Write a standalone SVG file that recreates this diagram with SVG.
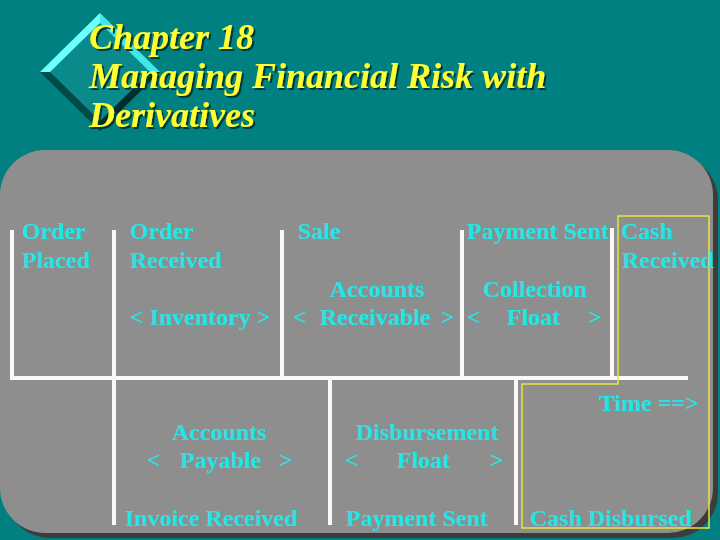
<svg xmlns="http://www.w3.org/2000/svg" width="720" height="540" viewBox="0 0 720 540">
<defs>
<style>
.lbl{font-family:"Liberation Serif","Times New Roman",serif;font-weight:bold;font-size:24px;fill:#22e6e6}
.ttl{font-family:"Liberation Serif","Times New Roman",serif;font-weight:bold;font-style:italic;font-size:36px;fill:#ffff33}
.wl{stroke:#f8f8f8;stroke-width:4;fill:none}
</style>
<filter id="tshadow" x="-5%" y="-20%" width="110%" height="140%">
<feDropShadow dx="2" dy="2" stdDeviation="0.4" flood-color="#003a3a" flood-opacity="1"/>
</filter>
</defs>
<rect width="720" height="540" fill="#008080"/>
<g id="diamond">
<polygon points="100,13 160,72 100,131 40,72" fill="#0a8a8a"/>
<polygon points="40,72 100,13 100,23 50,72" fill="#70ffff"/>
<polygon points="100,13 160,72 150,72 100,23" fill="#3ee8e8"/>
<polygon points="40,72 50,72 100,121 100,131" fill="#004a4a"/>
<polygon points="160,72 100,131 100,121 150,72" fill="#002c2c"/>
</g>
<g id="title" filter="url(#tshadow)">
<text class="ttl" x="89" y="49">Chapter 18</text>
<text class="ttl" x="89" y="88">Managing Financial Risk with</text>
<text class="ttl" x="89" y="127">Derivatives</text>
</g>
<g id="panel">
<rect x="5" y="155" width="713" height="383" rx="45" fill="#3c3c3c"/>
<rect x="0" y="150" width="713" height="383" rx="45" fill="#8e8e8e"/>
</g>
<g id="connectors">
<polyline class="wl" points="12,230 12,378 688,378"/>
<line class="wl" x1="114" y1="230" x2="114" y2="525"/>
<line class="wl" x1="282" y1="230" x2="282" y2="376"/>
<line class="wl" x1="462" y1="230" x2="462" y2="376"/>
<line class="wl" x1="612" y1="228" x2="612" y2="376"/>
<line class="wl" x1="330" y1="380" x2="330" y2="525"/>
<line class="wl" x1="516" y1="380" x2="516" y2="525"/>
<polygon points="618,216 709,216 709,528 522,528 522,384 618,384" fill="none" stroke="#e6e640" stroke-width="1.5"/>
</g>
<g id="order-placed"><text class="lbl" x="22" y="239">Order</text><text class="lbl" x="22" y="268">Placed</text></g>
<g id="order-received"><text class="lbl" x="130" y="239">Order</text><text class="lbl" x="130" y="268">Received</text></g>
<g id="sale"><text class="lbl" x="298" y="239">Sale</text></g>
<g id="payment-sent-top"><text class="lbl" x="467" y="239">Payment Sent</text></g>
<g id="cash-received"><text class="lbl" x="621" y="239">Cash</text><text class="lbl" x="622" y="268">Received</text></g>
<g id="inventory"><text class="lbl" x="130" y="325">&lt; Inventory &gt;</text></g>
<g id="accounts-receivable"><text class="lbl" x="330" y="297">Accounts</text><text class="lbl" y="325"><tspan x="293">&lt;</tspan><tspan x="320">Receivable</tspan><tspan x="441">&gt;</tspan></text></g>
<g id="collection-float"><text class="lbl" x="483" y="297">Collection</text><text class="lbl" y="325"><tspan x="467">&lt;</tspan><tspan x="507">Float</tspan><tspan x="588">&gt;</tspan></text></g>
<g id="time"><text class="lbl" x="599" y="411">Time ==&gt;</text></g>
<g id="accounts-payable"><text class="lbl" x="172" y="440">Accounts</text><text class="lbl" y="468"><tspan x="147">&lt;</tspan><tspan x="180">Payable</tspan><tspan x="279">&gt;</tspan></text></g>
<g id="disbursement-float"><text class="lbl" x="356" y="440">Disbursement</text><text class="lbl" y="468"><tspan x="345">&lt;</tspan><tspan x="397">Float</tspan><tspan x="490">&gt;</tspan></text></g>
<g id="invoice-received"><text class="lbl" x="125" y="526">Invoice Received</text></g>
<g id="payment-sent-bottom"><text class="lbl" x="346" y="526">Payment Sent</text></g>
<g id="cash-disbursed"><text class="lbl" x="530" y="526">Cash Disbursed</text></g>
</svg>
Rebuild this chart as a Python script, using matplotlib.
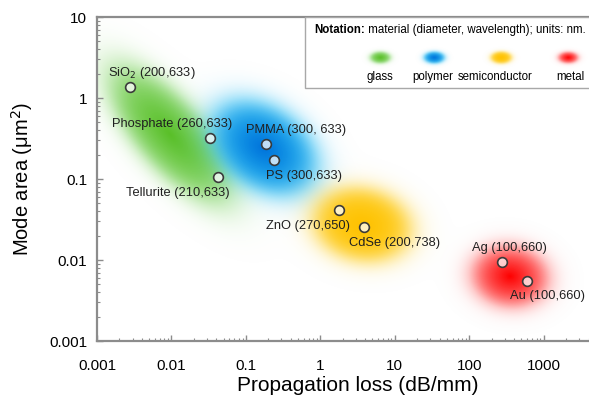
import numpy as np
import matplotlib
matplotlib.use("Agg")
import matplotlib.pyplot as plt
from matplotlib import ticker
from matplotlib.patches import Rectangle

plt.rcParams['font.family'] = ['Liberation Sans', 'DejaVu Sans']

# fibre data: propagation loss (dB/mm) and mode area (um^2)
labels = ["SiO$_2$ (200,633)", "Phosphate (260,633)", "Tellurite (210,633)",
          "PMMA (300, 633)", "PS (300,633)", "ZnO (270,650)",
          "CdSe (200,738)", "Ag (100,660)", "Au (100,660)"]
loss = [0.0028, 0.033, 0.042, 0.185, 0.24, 1.77, 3.8, 275, 590]
area = [1.37, 0.32, 0.106, 0.27, 0.172, 0.041, 0.0255, 0.0094, 0.0055]

# label placement (offset in pixels, alignment)
label_pos = [((22, 14), 'center'), ((22, 14), 'right'), ((12, -16), 'right'),
             ((-20, 14), 'left'), ((-8, -16), 'left'), ((11, -16), 'right'),
             ((-15, -16), 'left'), ((-30, 14), 'left'), ((-17, -15), 'left')]

# material groups: centre (loss, area)
groups = ["glass", "polymer", "semiconductor", "metal"]
group_loss = [0.0095, 0.17, 3.6, 350]
group_area = [0.35, 0.24, 0.027, 0.0062]
# shape in pixels: semi-axes, angle; inner / outer colour
group_shape = [(114, 46, -49), (78, 54, -35), (65, 48, -12), (53, 42, -8)]
group_inner = [(0.35, 0.75, 0.15), (0.0, 0.45, 0.86), (1.0, 0.76, 0.0), (1.0, 0.0, 0.0)]
group_outer = [(0.55, 0.85, 0.45), (0.1, 0.72, 0.95), (1.0, 0.8, 0.1), (1.0, 0.5, 0.5)]

xmin, xmax = 1e-3, 1e4
ymin, ymax = 1e-3, 1e1

fig = plt.figure(figsize=(5.89, 4.01), dpi=100)
ax = fig.add_axes([0.1647, 0.1496, 0.885, 0.808])
W = 0.885 * 589
H = 0.808 * 401

ny, nx = 330, 530
gx, gy = np.meshgrid(np.linspace(0, W, nx), np.linspace(0, H, ny))


def add_blob(img, px, py, a, b, ang, inner, outer, edge=0.74, soft=0.12):
    th = np.deg2rad(ang)
    dx, dy = gx - px, gy - py
    u = dx * np.cos(th) + dy * np.sin(th)
    v = -dx * np.sin(th) + dy * np.cos(th)
    t = np.sqrt((u / a) ** 2 + (v / b) ** 2)
    alpha = 1 / (1 + np.exp((t - edge) / soft))
    w = np.clip(t / 0.8, 0, 1)[..., None]
    col = np.array(inner) * (1 - w) + np.array(outer) * w
    al = alpha[..., None]
    old_a = img[..., 3:]
    new_a = al + old_a * (1 - al)
    safe = np.where(new_a > 0, new_a, 1)
    img[..., :3] = (col * al + img[..., :3] * old_a * (1 - al)) / safe
    img[..., 3:] = new_a


def to_px(xv, yv):
    fx = (np.log10(xv) - np.log10(xmin)) / (np.log10(xmax) - np.log10(xmin))
    fy = (np.log10(yv) - np.log10(ymin)) / (np.log10(ymax) - np.log10(ymin))
    return fx * W, fy * H


blobs = np.zeros((ny, nx, 4))
blobs[..., :3] = 1
for i in range(len(groups)):
    px, py = to_px(group_loss[i], group_area[i])
    a, b, ang = group_shape[i]
    add_blob(blobs, px, py, a, b, ang, group_inner[i], group_outer[i])
ax.imshow(blobs, extent=(0, 1, 0, 1), transform=ax.transAxes, origin='lower',
          aspect='auto', interpolation='bilinear', zorder=1)

# notation box
box_x0 = (305 - 97) / W
box_y0 = (341 - 88) / H
ax.add_patch(Rectangle((box_x0, box_y0), 1 - box_x0, 1 - box_y0, transform=ax.transAxes,
                       facecolor='white', edgecolor='#a8a8a8', lw=1, zorder=3))
t1 = ax.text((314 - 97) / W, (341 - 30) / H, "Notation:", transform=ax.transAxes,
             fontsize=8.3, fontweight='bold', va='center', zorder=5)
ax.annotate(" material (diameter, wavelength); units: nm.", xy=(1, 0.5), xycoords=t1,
            va='center', fontsize=8.3, zorder=5)

key = np.zeros((ny, nx, 4))
key[..., :3] = 1
key_x = [380, 434, 501, 568]
key_lab_x = [380, 433, 495, 570]
for i in range(len(groups)):
    add_blob(key, key_x[i] - 97, 341 - 58, 14, 8, 0, group_inner[i], group_outer[i],
             edge=0.72, soft=0.12)
    ax.text((key_lab_x[i] - 97) / W, (341 - 77) / H, groups[i], transform=ax.transAxes,
            fontsize=8.3, ha='center', va='center', zorder=5)
ax.imshow(key, extent=(0, 1, 0, 1), transform=ax.transAxes, origin='lower',
          aspect='auto', interpolation='bilinear', zorder=4)

# measured points
ax.plot(loss, area, 'o', ms=7, mfc=(1, 1, 1, 0.75), mec='#3a3a3a', mew=1.2,
        ls='none', zorder=6)
for i, lab in enumerate(labels):
    off, ha = label_pos[i]
    ax.annotate(lab, (loss[i], area[i]), xytext=off, textcoords='offset pixels',
                ha=ha, va='center', fontsize=9.3, color='#202020', zorder=7)

ax.set_xscale('log')
ax.set_yscale('log')
ax.set_xlim(xmin, xmax)
ax.set_ylim(ymin, ymax)
fmt = ticker.FuncFormatter(lambda v, p: f"{v:g}" if v <= 1000 else "")
ax.xaxis.set_major_formatter(fmt)
ax.yaxis.set_major_formatter(fmt)
ax.xaxis.set_minor_formatter(ticker.NullFormatter())
ax.yaxis.set_minor_formatter(ticker.NullFormatter())

for s in ax.spines.values():
    s.set_color('#8c8c8c')
    s.set_linewidth(1.6)
ax.spines['right'].set_visible(False)
ax.tick_params(which='both', direction='in', color='#8c8c8c', top=False, right=False)
ax.tick_params(which='major', length=4, width=1, labelsize=11)
ax.tick_params(which='minor', length=2.5, width=0.8)
ax.tick_params(axis='x', which='major', pad=13)
ax.tick_params(axis='y', which='major', pad=7)

ax.set_xlabel("Propagation loss (dB/mm)", fontsize=15, labelpad=2)
ax.set_ylabel("Mode area (μm$^2$)", fontsize=14.5, labelpad=10)

fig.savefig("out.png", dpi=100)
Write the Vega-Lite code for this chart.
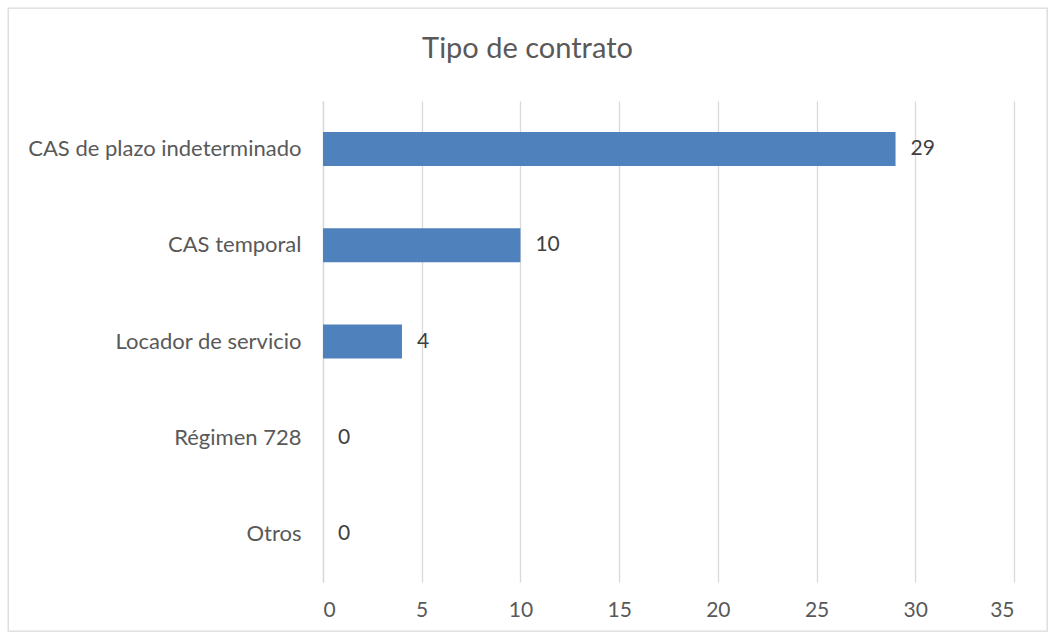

+--

## Written task
Extract the part of the records that opens with the line containing "Rebuild this chart" and closes with the line containing "((-15, -16), 'left'), ((-30, 14), 'left'), ((-17, -15), 'left')]". Take only those lines, exactly, and no pictures.

## Result
Rebuild this chart as a Python script, using matplotlib.
import numpy as np
import matplotlib
matplotlib.use("Agg")
import matplotlib.pyplot as plt
from matplotlib import ticker
from matplotlib.patches import Rectangle

plt.rcParams['font.family'] = ['Liberation Sans', 'DejaVu Sans']

# fibre data: propagation loss (dB/mm) and mode area (um^2)
labels = ["SiO$_2$ (200,633)", "Phosphate (260,633)", "Tellurite (210,633)",
          "PMMA (300, 633)", "PS (300,633)", "ZnO (270,650)",
          "CdSe (200,738)", "Ag (100,660)", "Au (100,660)"]
loss = [0.0028, 0.033, 0.042, 0.185, 0.24, 1.77, 3.8, 275, 590]
area = [1.37, 0.32, 0.106, 0.27, 0.172, 0.041, 0.0255, 0.0094, 0.0055]

# label placement (offset in pixels, alignment)
label_pos = [((22, 14), 'center'), ((22, 14), 'right'), ((12, -16), 'right'),
             ((-20, 14), 'left'), ((-8, -16), 'left'), ((11, -16), 'right'),
             ((-15, -16), 'left'), ((-30, 14), 'left'), ((-17, -15), 'left')]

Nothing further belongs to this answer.